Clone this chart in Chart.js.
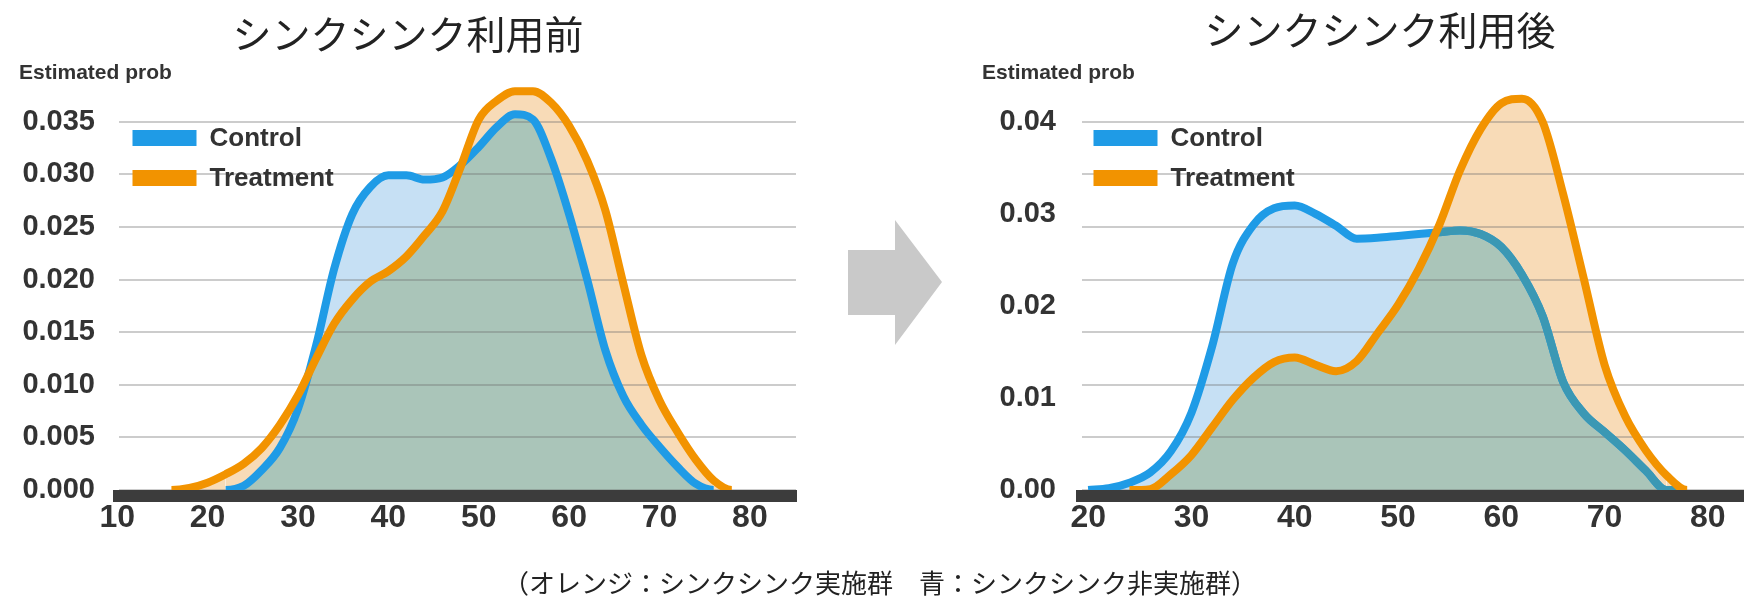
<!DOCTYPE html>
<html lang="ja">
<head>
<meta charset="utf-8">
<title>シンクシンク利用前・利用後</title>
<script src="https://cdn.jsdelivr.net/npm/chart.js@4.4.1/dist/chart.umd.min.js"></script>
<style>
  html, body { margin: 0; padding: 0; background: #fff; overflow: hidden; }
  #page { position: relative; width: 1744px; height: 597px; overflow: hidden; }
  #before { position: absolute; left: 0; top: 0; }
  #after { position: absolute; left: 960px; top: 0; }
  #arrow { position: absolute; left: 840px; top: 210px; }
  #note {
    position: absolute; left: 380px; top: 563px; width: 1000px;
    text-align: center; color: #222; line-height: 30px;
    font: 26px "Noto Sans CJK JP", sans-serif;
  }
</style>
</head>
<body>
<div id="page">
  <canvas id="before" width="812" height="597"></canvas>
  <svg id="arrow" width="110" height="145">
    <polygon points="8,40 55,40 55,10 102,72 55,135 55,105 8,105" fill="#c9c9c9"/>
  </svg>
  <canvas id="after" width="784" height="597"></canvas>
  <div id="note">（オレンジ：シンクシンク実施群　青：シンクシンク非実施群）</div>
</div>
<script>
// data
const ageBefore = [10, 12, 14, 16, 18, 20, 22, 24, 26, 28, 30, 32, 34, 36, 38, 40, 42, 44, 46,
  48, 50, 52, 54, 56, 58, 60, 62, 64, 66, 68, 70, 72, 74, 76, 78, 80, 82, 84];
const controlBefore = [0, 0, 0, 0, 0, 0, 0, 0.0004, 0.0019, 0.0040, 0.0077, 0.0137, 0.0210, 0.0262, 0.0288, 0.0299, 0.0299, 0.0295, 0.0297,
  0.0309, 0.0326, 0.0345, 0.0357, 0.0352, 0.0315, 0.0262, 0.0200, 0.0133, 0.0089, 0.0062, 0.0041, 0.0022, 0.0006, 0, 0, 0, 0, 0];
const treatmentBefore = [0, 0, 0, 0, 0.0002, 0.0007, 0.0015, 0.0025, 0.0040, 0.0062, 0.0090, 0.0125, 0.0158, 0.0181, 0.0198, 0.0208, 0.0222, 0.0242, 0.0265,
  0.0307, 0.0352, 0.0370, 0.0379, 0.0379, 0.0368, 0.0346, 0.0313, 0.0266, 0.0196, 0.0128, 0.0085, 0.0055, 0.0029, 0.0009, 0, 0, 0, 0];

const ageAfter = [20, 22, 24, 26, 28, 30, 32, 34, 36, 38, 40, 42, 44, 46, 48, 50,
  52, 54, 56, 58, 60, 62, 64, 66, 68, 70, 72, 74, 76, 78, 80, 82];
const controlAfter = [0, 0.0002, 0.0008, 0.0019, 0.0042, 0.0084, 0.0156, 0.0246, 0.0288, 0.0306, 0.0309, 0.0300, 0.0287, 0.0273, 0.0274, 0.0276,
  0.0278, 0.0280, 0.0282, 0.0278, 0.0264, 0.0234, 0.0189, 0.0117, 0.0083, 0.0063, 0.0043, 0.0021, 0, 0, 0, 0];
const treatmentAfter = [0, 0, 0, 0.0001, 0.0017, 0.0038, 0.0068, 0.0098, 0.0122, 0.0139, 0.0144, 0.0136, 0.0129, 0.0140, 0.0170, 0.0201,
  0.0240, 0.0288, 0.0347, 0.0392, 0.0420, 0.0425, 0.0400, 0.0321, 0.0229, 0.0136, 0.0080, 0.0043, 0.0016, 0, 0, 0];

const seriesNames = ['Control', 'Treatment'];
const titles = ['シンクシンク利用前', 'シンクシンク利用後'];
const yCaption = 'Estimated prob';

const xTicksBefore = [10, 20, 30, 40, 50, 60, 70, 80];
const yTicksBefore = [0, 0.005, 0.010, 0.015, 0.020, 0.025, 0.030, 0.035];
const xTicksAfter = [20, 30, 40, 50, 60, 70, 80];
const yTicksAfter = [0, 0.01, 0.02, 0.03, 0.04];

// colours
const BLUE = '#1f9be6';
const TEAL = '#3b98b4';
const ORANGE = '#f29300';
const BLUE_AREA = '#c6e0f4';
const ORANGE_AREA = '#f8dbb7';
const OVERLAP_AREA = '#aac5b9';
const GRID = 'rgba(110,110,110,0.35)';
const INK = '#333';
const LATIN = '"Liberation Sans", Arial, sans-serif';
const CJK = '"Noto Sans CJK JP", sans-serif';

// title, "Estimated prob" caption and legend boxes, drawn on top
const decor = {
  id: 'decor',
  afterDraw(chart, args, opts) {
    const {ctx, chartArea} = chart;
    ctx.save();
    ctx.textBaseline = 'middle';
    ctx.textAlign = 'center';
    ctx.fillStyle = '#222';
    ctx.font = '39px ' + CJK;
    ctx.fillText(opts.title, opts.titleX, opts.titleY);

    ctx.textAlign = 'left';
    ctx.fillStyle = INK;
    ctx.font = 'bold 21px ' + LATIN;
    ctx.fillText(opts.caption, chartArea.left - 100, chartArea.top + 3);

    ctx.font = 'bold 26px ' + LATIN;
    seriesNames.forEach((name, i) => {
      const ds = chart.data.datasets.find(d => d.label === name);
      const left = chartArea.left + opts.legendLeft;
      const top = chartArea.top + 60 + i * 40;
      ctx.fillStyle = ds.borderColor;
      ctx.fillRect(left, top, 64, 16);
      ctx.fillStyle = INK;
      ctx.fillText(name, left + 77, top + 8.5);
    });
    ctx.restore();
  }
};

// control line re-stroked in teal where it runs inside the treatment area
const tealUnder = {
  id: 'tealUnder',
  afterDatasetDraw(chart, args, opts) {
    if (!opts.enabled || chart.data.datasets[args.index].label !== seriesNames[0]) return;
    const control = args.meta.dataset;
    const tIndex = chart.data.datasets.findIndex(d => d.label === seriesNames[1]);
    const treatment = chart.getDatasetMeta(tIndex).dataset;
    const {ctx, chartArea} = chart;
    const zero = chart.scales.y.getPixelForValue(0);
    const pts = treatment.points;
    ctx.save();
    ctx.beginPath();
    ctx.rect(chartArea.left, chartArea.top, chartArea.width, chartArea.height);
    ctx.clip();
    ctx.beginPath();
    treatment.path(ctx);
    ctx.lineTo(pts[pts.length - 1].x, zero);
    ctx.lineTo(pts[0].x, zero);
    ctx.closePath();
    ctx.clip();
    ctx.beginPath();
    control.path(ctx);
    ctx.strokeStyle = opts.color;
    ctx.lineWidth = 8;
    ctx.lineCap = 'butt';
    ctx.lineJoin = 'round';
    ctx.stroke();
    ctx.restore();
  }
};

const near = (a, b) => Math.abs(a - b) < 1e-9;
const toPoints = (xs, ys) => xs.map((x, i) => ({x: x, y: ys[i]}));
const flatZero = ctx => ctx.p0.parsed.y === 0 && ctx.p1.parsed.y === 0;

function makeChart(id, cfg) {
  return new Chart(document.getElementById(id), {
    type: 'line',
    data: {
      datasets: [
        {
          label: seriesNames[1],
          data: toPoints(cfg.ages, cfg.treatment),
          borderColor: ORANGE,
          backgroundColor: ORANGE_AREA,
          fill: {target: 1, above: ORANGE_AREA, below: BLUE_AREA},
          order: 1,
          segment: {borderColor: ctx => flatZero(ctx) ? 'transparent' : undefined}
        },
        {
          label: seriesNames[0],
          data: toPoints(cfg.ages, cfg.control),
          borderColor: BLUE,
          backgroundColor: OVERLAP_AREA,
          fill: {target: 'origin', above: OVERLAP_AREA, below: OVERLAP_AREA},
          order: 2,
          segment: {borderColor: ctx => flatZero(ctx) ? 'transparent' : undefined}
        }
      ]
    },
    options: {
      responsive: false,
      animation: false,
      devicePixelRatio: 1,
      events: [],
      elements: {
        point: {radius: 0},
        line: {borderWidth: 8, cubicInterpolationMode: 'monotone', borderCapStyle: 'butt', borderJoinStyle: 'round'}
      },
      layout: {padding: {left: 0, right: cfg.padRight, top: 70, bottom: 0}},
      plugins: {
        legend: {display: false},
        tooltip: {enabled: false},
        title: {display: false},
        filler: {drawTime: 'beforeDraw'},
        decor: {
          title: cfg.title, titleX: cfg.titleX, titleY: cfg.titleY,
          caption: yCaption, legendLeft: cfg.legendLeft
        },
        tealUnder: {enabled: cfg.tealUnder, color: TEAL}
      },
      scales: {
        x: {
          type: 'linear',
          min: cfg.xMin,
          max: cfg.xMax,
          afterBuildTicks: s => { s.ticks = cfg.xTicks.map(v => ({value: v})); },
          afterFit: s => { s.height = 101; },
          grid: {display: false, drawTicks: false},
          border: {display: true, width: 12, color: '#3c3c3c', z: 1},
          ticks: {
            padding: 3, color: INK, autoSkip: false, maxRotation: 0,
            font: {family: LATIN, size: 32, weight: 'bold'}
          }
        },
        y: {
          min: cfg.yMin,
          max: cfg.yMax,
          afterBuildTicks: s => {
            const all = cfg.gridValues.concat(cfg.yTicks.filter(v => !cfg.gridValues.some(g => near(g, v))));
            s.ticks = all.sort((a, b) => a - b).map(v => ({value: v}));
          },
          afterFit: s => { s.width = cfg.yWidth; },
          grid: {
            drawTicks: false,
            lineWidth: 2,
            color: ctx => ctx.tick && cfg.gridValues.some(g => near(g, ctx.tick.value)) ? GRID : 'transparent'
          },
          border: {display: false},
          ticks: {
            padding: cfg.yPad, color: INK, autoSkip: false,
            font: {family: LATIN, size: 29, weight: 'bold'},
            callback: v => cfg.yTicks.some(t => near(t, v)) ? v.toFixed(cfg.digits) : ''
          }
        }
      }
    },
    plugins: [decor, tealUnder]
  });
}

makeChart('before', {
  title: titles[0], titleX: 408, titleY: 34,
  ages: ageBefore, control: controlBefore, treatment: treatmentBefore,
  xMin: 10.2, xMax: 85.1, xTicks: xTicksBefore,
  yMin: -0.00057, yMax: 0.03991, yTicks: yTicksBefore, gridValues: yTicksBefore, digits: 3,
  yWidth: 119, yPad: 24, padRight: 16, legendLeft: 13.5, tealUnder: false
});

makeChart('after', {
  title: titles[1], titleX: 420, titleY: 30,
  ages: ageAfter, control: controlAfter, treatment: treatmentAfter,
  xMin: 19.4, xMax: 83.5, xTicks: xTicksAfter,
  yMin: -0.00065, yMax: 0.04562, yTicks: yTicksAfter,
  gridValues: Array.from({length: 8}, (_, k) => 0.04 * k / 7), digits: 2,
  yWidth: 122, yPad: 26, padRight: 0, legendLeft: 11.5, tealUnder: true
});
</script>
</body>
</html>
------------------------------------------------------------
• [WHAT TO WORK ON]: In the data above, please extract the lines from the first one through the line with "0.0009, 0, 0, 0, 0];", exactly, and keep pictures out.

• [PROBLEM SOLUTION]:
Clone this chart in Chart.js.
<!DOCTYPE html>
<html lang="ja">
<head>
<meta charset="utf-8">
<title>シンクシンク利用前・利用後</title>
<script src="https://cdn.jsdelivr.net/npm/chart.js@4.4.1/dist/chart.umd.min.js"></script>
<style>
  html, body { margin: 0; padding: 0; background: #fff; overflow: hidden; }
  #page { position: relative; width: 1744px; height: 597px; overflow: hidden; }
  #before { position: absolute; left: 0; top: 0; }
  #after { position: absolute; left: 960px; top: 0; }
  #arrow { position: absolute; left: 840px; top: 210px; }
  #note {
    position: absolute; left: 380px; top: 563px; width: 1000px;
    text-align: center; color: #222; line-height: 30px;
    font: 26px "Noto Sans CJK JP", sans-serif;
  }
</style>
</head>
<body>
<div id="page">
  <canvas id="before" width="812" height="597"></canvas>
  <svg id="arrow" width="110" height="145">
    <polygon points="8,40 55,40 55,10 102,72 55,135 55,105 8,105" fill="#c9c9c9"/>
  </svg>
  <canvas id="after" width="784" height="597"></canvas>
  <div id="note">（オレンジ：シンクシンク実施群　青：シンクシンク非実施群）</div>
</div>
<script>
// data
const ageBefore = [10, 12, 14, 16, 18, 20, 22, 24, 26, 28, 30, 32, 34, 36, 38, 40, 42, 44, 46,
  48, 50, 52, 54, 56, 58, 60, 62, 64, 66, 68, 70, 72, 74, 76, 78, 80, 82, 84];
const controlBefore = [0, 0, 0, 0, 0, 0, 0, 0.0004, 0.0019, 0.0040, 0.0077, 0.0137, 0.0210, 0.0262, 0.0288, 0.0299, 0.0299, 0.0295, 0.0297,
  0.0309, 0.0326, 0.0345, 0.0357, 0.0352, 0.0315, 0.0262, 0.0200, 0.0133, 0.0089, 0.0062, 0.0041, 0.0022, 0.0006, 0, 0, 0, 0, 0];
const treatmentBefore = [0, 0, 0, 0, 0.0002, 0.0007, 0.0015, 0.0025, 0.0040, 0.0062, 0.0090, 0.0125, 0.0158, 0.0181, 0.0198, 0.0208, 0.0222, 0.0242, 0.0265,
  0.0307, 0.0352, 0.0370, 0.0379, 0.0379, 0.0368, 0.0346, 0.0313, 0.0266, 0.0196, 0.0128, 0.0085, 0.0055, 0.0029, 0.0009, 0, 0, 0, 0];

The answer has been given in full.